*What you need to do:* Take the lines from the one with "Rebuild this chart" through the one with "import plotly.graph_objects as go", both ends kept, and reproduce them exactly without the pictures.
--- Start of Material shown ---
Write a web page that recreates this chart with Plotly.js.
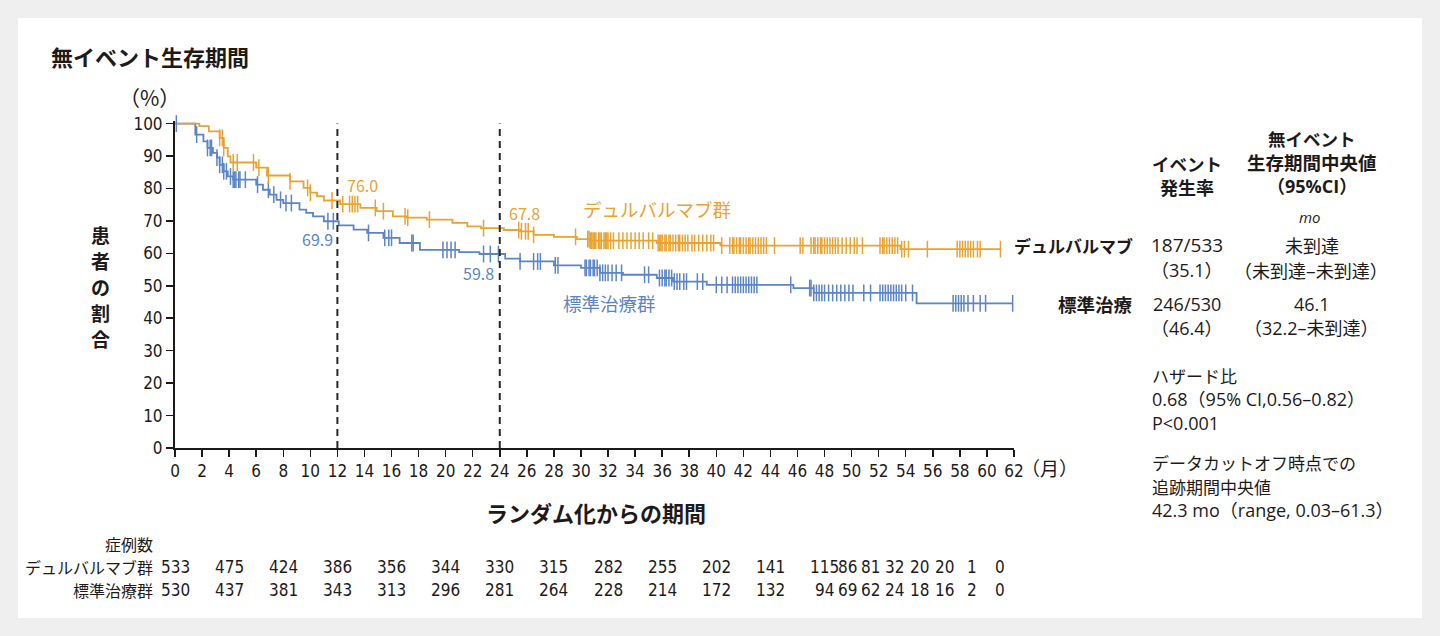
--- End of Material shown ---
--- Start of Material shown ---
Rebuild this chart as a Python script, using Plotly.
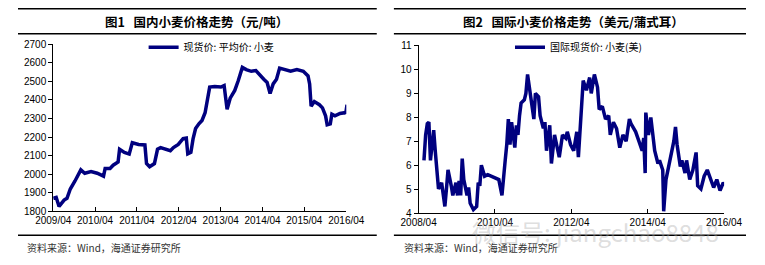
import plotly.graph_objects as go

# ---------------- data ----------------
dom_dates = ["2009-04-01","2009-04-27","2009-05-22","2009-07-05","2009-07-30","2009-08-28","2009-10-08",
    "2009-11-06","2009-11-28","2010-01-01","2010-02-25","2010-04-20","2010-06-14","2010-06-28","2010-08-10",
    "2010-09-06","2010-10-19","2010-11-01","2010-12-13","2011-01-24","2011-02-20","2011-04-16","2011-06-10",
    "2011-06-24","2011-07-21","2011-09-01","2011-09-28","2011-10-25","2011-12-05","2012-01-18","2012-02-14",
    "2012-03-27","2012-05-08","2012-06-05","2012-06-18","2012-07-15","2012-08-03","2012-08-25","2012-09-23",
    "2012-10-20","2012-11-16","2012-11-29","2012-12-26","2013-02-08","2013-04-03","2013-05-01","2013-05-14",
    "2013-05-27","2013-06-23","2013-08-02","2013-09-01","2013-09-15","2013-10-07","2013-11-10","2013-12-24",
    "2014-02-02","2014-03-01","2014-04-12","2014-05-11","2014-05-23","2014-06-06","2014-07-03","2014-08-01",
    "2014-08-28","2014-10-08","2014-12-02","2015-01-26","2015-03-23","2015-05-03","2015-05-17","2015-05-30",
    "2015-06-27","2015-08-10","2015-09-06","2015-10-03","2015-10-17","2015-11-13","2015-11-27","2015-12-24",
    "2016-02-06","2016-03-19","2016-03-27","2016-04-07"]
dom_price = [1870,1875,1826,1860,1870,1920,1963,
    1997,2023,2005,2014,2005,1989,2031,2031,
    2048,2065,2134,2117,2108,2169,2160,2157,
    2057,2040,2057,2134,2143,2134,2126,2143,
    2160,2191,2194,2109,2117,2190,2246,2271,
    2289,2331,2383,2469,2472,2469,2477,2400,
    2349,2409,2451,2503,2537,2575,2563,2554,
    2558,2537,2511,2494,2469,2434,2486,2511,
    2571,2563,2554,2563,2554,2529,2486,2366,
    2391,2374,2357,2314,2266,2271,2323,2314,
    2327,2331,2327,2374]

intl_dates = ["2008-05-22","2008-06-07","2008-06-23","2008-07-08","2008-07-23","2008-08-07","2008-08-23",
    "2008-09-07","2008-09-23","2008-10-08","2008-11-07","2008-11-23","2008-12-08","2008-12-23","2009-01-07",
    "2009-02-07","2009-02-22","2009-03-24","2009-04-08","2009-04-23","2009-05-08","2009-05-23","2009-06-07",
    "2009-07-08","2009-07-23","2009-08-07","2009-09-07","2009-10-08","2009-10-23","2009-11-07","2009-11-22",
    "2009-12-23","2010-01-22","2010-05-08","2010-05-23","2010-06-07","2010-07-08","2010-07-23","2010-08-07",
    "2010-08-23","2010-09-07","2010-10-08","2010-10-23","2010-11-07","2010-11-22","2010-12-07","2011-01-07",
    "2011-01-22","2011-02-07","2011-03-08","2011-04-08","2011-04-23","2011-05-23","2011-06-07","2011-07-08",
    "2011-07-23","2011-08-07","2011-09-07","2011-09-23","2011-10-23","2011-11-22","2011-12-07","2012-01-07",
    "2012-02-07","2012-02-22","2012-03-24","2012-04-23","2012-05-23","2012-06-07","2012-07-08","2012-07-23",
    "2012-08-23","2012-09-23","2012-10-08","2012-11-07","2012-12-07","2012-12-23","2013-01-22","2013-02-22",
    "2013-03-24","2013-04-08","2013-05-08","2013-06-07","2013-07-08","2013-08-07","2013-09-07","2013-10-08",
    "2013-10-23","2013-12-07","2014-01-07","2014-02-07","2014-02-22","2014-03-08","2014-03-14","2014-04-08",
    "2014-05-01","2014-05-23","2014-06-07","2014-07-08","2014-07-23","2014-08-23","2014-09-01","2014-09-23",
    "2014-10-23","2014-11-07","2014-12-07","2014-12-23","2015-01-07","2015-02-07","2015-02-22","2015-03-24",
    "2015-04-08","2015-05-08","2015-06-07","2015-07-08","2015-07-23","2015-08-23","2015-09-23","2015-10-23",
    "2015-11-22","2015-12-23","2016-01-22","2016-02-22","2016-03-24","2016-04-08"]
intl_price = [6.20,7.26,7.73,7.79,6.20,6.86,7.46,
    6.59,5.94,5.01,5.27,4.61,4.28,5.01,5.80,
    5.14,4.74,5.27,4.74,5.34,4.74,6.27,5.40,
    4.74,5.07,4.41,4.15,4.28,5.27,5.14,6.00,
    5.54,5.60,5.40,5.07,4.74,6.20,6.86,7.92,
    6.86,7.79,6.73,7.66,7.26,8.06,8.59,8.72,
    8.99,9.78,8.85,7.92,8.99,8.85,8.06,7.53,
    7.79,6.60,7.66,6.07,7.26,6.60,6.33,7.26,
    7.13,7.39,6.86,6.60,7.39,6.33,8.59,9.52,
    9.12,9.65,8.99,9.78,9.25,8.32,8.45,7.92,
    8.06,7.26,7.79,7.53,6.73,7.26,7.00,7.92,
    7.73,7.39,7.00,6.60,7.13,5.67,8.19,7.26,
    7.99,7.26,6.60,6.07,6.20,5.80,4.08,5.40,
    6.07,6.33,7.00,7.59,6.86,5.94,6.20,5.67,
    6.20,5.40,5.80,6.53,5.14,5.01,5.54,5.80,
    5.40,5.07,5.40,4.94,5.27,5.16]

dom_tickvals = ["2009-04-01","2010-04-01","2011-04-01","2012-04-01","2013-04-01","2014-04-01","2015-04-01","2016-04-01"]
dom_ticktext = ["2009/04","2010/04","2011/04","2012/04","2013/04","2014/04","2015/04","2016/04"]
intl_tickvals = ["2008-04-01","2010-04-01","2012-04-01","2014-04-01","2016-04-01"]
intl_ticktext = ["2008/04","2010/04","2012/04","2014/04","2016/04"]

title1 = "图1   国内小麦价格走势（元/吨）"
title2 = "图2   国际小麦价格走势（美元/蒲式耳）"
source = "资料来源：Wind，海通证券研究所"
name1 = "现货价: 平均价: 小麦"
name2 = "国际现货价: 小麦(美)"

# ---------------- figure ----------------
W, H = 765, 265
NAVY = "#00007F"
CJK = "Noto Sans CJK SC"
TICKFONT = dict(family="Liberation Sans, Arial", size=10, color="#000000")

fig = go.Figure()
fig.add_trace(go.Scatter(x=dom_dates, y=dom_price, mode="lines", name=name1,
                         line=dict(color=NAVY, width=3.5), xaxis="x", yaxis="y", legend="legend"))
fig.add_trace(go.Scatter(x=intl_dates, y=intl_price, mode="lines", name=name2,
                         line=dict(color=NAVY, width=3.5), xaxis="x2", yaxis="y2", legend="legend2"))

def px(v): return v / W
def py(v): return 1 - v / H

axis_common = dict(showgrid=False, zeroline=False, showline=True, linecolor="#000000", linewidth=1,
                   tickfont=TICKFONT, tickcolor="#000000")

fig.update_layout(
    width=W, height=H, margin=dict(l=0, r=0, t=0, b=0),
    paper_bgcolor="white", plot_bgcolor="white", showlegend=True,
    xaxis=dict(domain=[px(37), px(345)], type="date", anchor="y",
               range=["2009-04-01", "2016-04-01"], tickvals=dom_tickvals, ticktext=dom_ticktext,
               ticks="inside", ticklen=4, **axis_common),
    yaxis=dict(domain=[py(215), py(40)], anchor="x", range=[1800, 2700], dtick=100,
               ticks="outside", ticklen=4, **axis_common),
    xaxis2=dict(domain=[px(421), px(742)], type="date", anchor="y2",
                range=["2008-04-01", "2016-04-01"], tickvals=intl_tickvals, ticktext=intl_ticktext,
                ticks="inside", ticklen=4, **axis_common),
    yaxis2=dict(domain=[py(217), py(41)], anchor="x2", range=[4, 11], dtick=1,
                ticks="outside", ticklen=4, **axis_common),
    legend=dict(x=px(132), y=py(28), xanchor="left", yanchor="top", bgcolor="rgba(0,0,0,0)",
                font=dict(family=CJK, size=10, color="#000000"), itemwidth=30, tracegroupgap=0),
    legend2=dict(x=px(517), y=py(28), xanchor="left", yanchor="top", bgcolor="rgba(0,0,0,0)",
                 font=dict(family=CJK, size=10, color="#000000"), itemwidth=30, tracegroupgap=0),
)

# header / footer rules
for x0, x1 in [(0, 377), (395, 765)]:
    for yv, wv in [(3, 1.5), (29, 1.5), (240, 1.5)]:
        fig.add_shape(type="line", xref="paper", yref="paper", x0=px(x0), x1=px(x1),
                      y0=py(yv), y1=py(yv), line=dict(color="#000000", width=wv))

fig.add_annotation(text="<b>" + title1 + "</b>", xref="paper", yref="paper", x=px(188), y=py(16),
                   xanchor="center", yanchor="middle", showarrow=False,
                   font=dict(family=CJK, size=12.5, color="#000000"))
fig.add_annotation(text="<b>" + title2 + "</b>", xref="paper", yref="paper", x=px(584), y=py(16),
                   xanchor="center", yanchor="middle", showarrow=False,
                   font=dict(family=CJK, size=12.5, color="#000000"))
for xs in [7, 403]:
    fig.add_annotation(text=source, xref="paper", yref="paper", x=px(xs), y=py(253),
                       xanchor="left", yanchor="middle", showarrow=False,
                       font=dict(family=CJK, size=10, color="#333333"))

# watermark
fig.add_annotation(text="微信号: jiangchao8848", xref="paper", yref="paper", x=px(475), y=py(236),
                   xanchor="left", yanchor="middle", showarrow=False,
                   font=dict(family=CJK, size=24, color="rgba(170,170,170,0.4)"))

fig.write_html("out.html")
--- End of Material shown ---
*The solution:*
Rebuild this chart as a Python script, using Plotly.
import plotly.graph_objects as go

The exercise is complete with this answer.